Rumların kentleşme planlarını incelemedim ama, sanırım onlar da, AB üyesi ülke olmalarına rağmen, yeterince bisiklet hatlarına sahip değillerdir.
“Sağlık” dedim de, yılların nasıl geçtiğini de sorgulamayız maalesef.  Her gün bir yerlerimizde sızılar oluşur, doktor doktor dolaşırız.
Halbuki sistemli spor yapan insanlar, yaşlanıncaya kadar bu alışkanlıklarını ileri yaşlara kadar sürdürdükleri sürece, pek doktora uğramazlar.  Spor kültürümüz geliştikçe, sağlık sorunlarımız da asgariye  iniyor.
Ne tuhaf bir durum...  Kime sorsanız belfıtığından muzdarip.  Ne oldu yahu bizlere? Ben de dahil binlerce insan belfıtığı tedavisi görüyor.  Bunun kökünde yatan nelerdir?
Şöyle anılarımı kaşıdığımda bazı şeyler geliyor aklıma...
Mesela o mücahitlik yıllarımızda kum torbalarını sırtımıza vurur, Şemsi Kâzım Apartmanı’nın çatısına mevziler yapardık.  Özellikle Şemsi Kâzım Apartmanı ve Saray Otel çatısı, Mangli’nin tepesindeki uçaksavar silahına karşı stratejik olarak hazırlanan noktalardı.
Sözü getirmek istediğim husus şudur.
Bu belfıtıkları, bu sızılar, bu eklem yerlerindeki deformasyonlar boşuna mı geldi buldu bizi.  Bütün bunlar özellikle ileri yaşlardaki insanların zor hayatlarının bir bedelidir diye düşünüyorum.

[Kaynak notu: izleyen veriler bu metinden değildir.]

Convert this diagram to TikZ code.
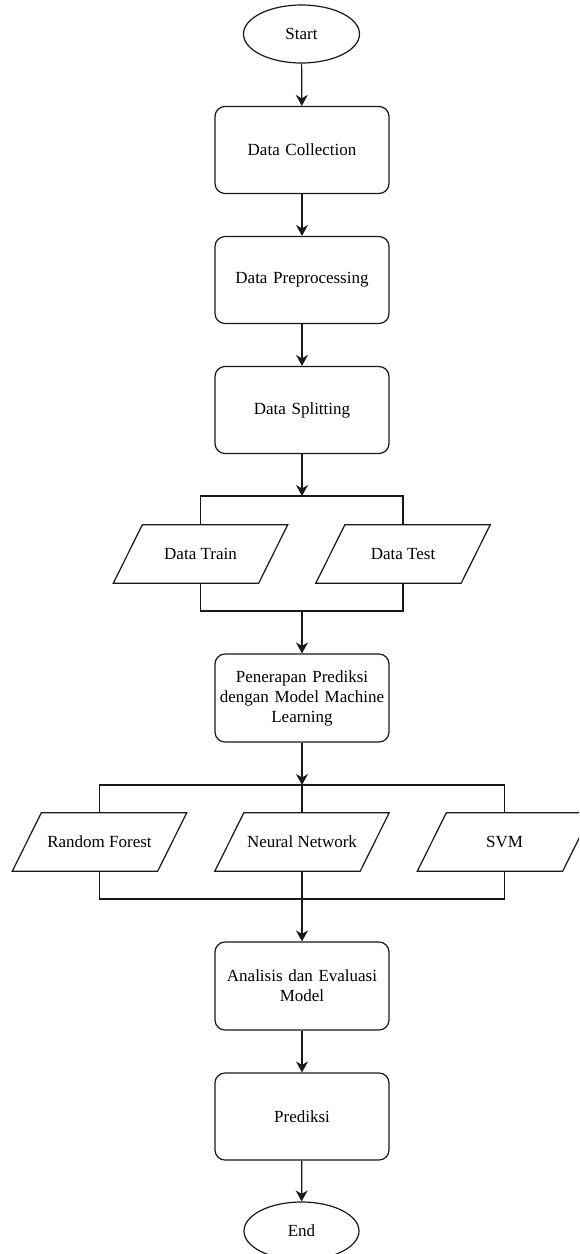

Unutmayın!  Mutlaka herşeyin bir bedeli vardır.  O kum torbalarının bedeli belfıtığı rahatsızlığına maruz kalışımızdandır elbette.
İşte o bağlamda şu anda içinde bulunduğumuz ekonomik açmazlar, herkesi yeni önlemler almaya yöneltiyor.  Ya aracınızı garaja kilitleyip işinize gücünüze olabildiğince toplu taşımadan yararlanacaksınız, ya da kendinize yeni bir bisiklet alacaksınız.  Şayet eviniz iş yerinize veya gideceğiniz yere çok yakınsa, en güzeli yürümek.
Galiba Prof. Osman Müftüoğlu gibi yazıp çizdim bugün.  
Her ne ise...  Bu yangından kurtulmak için kendinize yeni tedbirler uygulayın ve hem bütçenizi, hem de sağlığınızı koruyun.
Yani elli altmış yıl öncesinin güzel bisikletli yılları nerede?
Daha da kestirmeden, sağlığım el verseydi mutlaka bisiklet kullanırdım, değerli okurlarım.